Write the material out again in full, word for word. Do not include the pictures.

**Data section**
□ □ □

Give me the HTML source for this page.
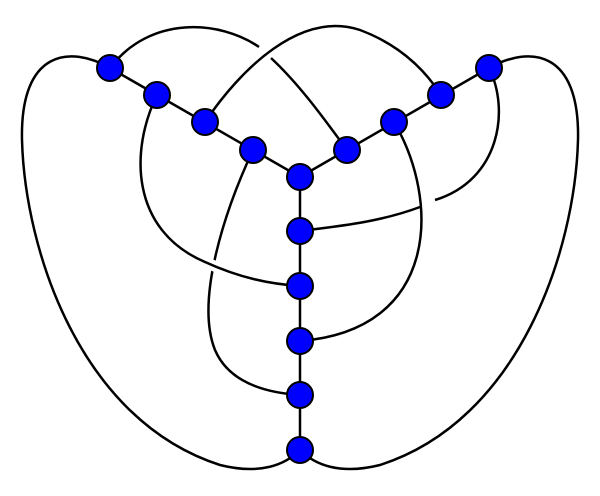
<!DOCTYPE html>
<html><head><style>html,body{margin:0;padding:0;background:#fff;}</style></head>
<body>
<svg width="600" height="491" viewBox="0 0 600 491" xmlns="http://www.w3.org/2000/svg">
<g fill="none" stroke="#000" stroke-width="2.5">
<!-- top arcs -->
<path d="M110,68 C150,15 220,20 259,47"/>
<path d="M271,58 C300,85 325,120 347,150"/>
<path d="M205,122 C240,70 300,10 360,30 C400,45 425,70 441,95"/>
<!-- outer loops -->
<path d="M110,68 C70,45 20,50 22,140 C25,250 80,420 220,465 C260,475 285,465 300,450"/>
<path d="M489,68 C530,45 580,50 578,140 C575,250 520,420 380,465 C340,475 315,465 300,450"/>
<!-- inner curves -->
<path d="M489,68 C510,110 500,180 435,200"/>
<path d="M420,207 C380,222 340,226 300,231"/>
<path d="M394,122 C440,200 440,330 300,341"/>
<path d="M253,150 C225,210 195,300 215,350 C230,385 270,393 300,395"/>
<path d="M157,95 C130,150 130,230 205,262 C240,278 270,284 300,286" stroke="#fff" stroke-width="11"/>
<path d="M157,95 C130,150 130,230 205,262 C240,278 270,284 300,286"/>
<!-- Y -->
<path d="M110,68 L300,177 L489,68 M300,177 L300,450"/>
</g>
<g fill="#0000ff" stroke="#000" stroke-width="2">
<circle cx="110" cy="68" r="13"/><circle cx="157" cy="95" r="13"/><circle cx="205" cy="122" r="13"/><circle cx="253" cy="150" r="13"/><circle cx="300" cy="177" r="13"/><circle cx="347" cy="150" r="13"/><circle cx="394" cy="122" r="13"/><circle cx="441" cy="95" r="13"/><circle cx="489" cy="68" r="13"/>
<circle cx="300" cy="231" r="13"/><circle cx="300" cy="286" r="13"/><circle cx="300" cy="341" r="13"/><circle cx="300" cy="395" r="13"/><circle cx="300" cy="450" r="13"/>
</g>
</svg>
</body></html>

□ □ □

**Finished task**
Give me the HTML source for this page.
<!DOCTYPE html>
<html><head><style>html,body{margin:0;padding:0;background:#fff;}</style></head>
<body>
<svg width="600" height="491" viewBox="0 0 600 491" xmlns="http://www.w3.org/2000/svg">
<g fill="none" stroke="#000" stroke-width="2.5">
<!-- top arcs -->
<path d="M110,68 C150,15 220,20 259,47"/>
<path d="M271,58 C300,85 325,120 347,150"/>
<path d="M205,122 C240,70 300,10 360,30 C400,45 425,70 441,95"/>
<!-- outer loops -->
<path d="M110,68 C70,45 20,50 22,140 C25,250 80,420 220,465 C260,475 285,465 300,450"/>
<path d="M489,68 C530,45 580,50 578,140 C575,250 520,420 380,465 C340,475 315,465 300,450"/>
<!-- inner curves -->
<path d="M489,68 C510,110 500,180 435,200"/>
<path d="M420,207 C380,222 340,226 300,231"/>
<path d="M394,122 C440,200 440,330 300,341"/>
<path d="M253,150 C225,210 195,300 215,350 C230,385 270,393 300,395"/>
<path d="M157,95 C130,150 130,230 205,262 C240,278 270,284 300,286" stroke="#fff" stroke-width="11"/>
<path d="M157,95 C130,150 130,230 205,262 C240,278 270,284 300,286"/>
<!-- Y -->
<path d="M110,68 L300,177 L489,68 M300,177 L300,450"/>
</g>
<g fill="#0000ff" stroke="#000" stroke-width="2">
<circle cx="110" cy="68" r="13"/><circle cx="157" cy="95" r="13"/><circle cx="205" cy="122" r="13"/><circle cx="253" cy="150" r="13"/><circle cx="300" cy="177" r="13"/><circle cx="347" cy="150" r="13"/><circle cx="394" cy="122" r="13"/><circle cx="441" cy="95" r="13"/><circle cx="489" cy="68" r="13"/>
<circle cx="300" cy="231" r="13"/><circle cx="300" cy="286" r="13"/><circle cx="300" cy="341" r="13"/><circle cx="300" cy="395" r="13"/><circle cx="300" cy="450" r="13"/>
</g>
</svg>
</body></html>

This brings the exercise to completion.